The quantity $\frac{\text{Cov}(X,Y)}{\sigma_X\sigma_Y}$ is the Pearson Correlation Coefficient and serves as a numerical measure of linear correlation between two random variables. There are other kinds of correlation coefficients that might be useful in other applications, though I am not as familiar.

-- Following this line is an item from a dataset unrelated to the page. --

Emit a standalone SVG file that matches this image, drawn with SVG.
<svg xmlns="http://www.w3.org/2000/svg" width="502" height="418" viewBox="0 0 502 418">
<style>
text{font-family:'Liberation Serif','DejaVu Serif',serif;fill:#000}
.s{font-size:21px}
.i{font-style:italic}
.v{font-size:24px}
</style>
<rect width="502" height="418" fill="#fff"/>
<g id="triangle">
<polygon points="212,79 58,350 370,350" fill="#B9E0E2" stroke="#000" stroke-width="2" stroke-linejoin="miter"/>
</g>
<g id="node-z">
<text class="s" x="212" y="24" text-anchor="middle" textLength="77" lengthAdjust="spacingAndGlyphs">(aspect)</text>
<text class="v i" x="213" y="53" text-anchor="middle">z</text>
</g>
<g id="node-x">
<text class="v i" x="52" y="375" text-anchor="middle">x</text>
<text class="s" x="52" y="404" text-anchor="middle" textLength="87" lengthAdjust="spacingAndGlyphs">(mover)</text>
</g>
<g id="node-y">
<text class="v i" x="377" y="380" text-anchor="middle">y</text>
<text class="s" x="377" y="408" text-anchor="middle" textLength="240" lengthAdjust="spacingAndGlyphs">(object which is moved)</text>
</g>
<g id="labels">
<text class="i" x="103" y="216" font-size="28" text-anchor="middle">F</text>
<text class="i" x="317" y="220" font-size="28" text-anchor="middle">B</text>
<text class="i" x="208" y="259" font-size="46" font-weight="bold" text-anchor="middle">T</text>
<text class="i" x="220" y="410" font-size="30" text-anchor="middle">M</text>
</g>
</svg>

I suppose if you wanted a numerical measure of the linear correlation between two events, $A,B$, you could consider the pearson correlation coefficient of the r.v. indicators of these events, $I_A$ and $I_B$. Using $\text{Cov}(I_A,I_B) = \text{E}[I_AI_B] - \text{E}[I_A][I_B]$ and the fact that $\text{E}[I_A] = \mathbb{P}(A)$, $\text{E}[I_B]= \mathbb{P}(B)$, and $\text{E}[I_AI_B] = \mathbb{P}(A\cap B)$ one arrives at $\text{Cov}(I_A,I_B) = \mathbb{P}(A\cap B) - \mathbb{P}(A)\mathbb{P}(B)$. Using $\sigma_{I_A}^2 = \mathbb{P}(A)(1-\mathbb{P}(A))$ and a similar formula for $\sigma_{I_B}^2$, you can calculate the pearson correlation coefficient.